LONDON — European stocks dived Tuesday and the continent’s leaders were reportedly dismayed by Greek Prime Minister George Papandreou’s announcement that he would put the Eurozone’s new bailout package to a referendum.
Papandreou appeared to surprise even his own party’s lawmakers Monday when he said that Greeks ought to vote on the debt-crisis rescue plan cobbled together last week after intense negotiating among Europe’s leaders. A poll published in a Greek newspaper over the weekend showed that a majority of respondents opposed the deal, putting the outcome of a referendum — probably to be held no earlier than January — in doubt.
The political gamble sent stock markets tanking Tuesday, erasing many of the gains they had made during the short-lived euphoria that greeted the rescue plan.
“Greeks plunge Europe into new crisis,” the German tabloid Bild said in a headline on its website, adding that the 17-nation Eurozone was “in a state of shock.”

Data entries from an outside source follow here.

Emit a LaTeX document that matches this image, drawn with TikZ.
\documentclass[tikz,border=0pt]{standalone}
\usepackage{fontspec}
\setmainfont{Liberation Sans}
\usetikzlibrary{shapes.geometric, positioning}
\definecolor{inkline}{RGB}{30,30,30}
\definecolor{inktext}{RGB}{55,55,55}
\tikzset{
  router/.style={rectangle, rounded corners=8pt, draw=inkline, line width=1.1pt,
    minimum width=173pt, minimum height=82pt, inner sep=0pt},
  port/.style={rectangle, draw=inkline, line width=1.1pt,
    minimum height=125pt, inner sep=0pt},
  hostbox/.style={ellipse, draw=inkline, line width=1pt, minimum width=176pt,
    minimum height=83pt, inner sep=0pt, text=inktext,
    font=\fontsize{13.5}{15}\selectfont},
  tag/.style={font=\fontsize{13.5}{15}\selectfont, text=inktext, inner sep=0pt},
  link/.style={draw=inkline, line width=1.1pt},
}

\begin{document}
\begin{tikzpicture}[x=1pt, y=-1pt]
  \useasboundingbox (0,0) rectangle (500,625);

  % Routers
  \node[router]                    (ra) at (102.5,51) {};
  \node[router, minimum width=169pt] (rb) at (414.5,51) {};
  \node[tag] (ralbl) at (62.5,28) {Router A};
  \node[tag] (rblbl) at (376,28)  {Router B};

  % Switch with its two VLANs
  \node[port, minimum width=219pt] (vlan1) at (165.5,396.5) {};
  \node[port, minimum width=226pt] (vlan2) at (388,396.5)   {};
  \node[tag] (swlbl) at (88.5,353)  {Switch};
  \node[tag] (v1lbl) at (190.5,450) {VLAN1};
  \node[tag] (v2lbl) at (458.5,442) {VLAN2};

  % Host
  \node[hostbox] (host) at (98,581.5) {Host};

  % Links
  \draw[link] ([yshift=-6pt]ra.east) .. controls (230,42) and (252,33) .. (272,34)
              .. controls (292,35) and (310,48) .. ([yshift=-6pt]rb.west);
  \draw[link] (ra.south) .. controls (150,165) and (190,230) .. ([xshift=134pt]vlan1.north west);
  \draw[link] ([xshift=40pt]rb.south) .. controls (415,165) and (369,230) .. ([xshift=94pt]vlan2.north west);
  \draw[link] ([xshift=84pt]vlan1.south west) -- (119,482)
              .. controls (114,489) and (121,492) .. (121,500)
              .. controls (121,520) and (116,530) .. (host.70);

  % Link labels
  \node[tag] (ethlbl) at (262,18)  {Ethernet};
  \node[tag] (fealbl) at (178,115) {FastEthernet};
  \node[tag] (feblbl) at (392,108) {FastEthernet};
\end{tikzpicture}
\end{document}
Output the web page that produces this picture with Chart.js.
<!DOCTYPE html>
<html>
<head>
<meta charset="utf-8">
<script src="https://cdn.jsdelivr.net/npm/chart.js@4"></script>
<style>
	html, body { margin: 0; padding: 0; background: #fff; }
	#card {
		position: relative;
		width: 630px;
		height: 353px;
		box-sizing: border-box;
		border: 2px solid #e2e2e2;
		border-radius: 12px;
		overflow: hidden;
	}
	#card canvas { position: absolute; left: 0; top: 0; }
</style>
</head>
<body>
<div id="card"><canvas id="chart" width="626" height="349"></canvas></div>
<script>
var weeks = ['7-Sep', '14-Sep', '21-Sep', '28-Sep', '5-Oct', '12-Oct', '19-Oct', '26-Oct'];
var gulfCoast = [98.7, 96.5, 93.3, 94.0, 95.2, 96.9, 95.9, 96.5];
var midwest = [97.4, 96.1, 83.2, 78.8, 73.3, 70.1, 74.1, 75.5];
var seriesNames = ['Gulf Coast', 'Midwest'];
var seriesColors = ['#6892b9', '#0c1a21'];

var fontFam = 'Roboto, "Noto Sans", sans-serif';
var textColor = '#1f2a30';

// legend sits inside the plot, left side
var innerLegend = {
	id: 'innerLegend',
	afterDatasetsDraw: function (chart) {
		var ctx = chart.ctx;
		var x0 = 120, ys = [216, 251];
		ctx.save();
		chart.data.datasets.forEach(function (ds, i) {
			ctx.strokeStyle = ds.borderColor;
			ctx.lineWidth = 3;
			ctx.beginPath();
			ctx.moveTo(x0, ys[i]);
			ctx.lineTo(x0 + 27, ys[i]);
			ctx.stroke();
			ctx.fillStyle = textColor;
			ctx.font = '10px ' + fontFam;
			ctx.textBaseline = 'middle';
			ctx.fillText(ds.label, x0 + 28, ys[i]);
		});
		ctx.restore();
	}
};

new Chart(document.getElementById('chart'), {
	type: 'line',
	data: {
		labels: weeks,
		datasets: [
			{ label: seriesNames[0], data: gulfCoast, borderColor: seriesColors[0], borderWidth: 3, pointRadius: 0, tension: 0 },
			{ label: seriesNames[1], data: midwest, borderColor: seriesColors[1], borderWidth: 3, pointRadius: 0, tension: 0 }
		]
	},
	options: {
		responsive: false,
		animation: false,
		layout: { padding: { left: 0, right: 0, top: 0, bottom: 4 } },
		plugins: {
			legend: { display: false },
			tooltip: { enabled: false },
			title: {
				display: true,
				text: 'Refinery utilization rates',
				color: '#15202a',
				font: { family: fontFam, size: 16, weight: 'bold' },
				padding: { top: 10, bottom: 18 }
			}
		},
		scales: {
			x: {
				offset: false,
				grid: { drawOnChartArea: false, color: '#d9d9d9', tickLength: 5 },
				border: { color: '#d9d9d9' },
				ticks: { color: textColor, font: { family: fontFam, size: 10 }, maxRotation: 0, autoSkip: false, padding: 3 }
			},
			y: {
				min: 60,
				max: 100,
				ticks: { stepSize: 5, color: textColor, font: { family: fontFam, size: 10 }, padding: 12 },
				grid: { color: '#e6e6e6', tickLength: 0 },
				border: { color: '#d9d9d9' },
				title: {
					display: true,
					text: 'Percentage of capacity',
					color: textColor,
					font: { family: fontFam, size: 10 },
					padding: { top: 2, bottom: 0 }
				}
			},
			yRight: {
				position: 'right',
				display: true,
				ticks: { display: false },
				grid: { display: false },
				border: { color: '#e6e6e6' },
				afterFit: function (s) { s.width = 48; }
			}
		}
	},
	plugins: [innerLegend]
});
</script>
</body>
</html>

It quoted Rainer Bruederle, a ranking member of the junior party in the German ruling coalition, as saying that he was “irritated” by the referendum decision and that Papandreou’s behavior was “peculiar.”
German Chancellor Angela Merkel and French President Nicolas Sarkozy, the chief architects of the rescue deal, are reportedly to speak to each other later Tuesday about Papandreou’s decision.
In France, lawmaker Christian Estrosi told France Info radio that the Greek leader’s announcement was “totally irresponsible” and “incomprehensible when we know how hard it was for Nicolas Sarkozy and Angela Merkel to pass a courageous plan. I deplore this decision.”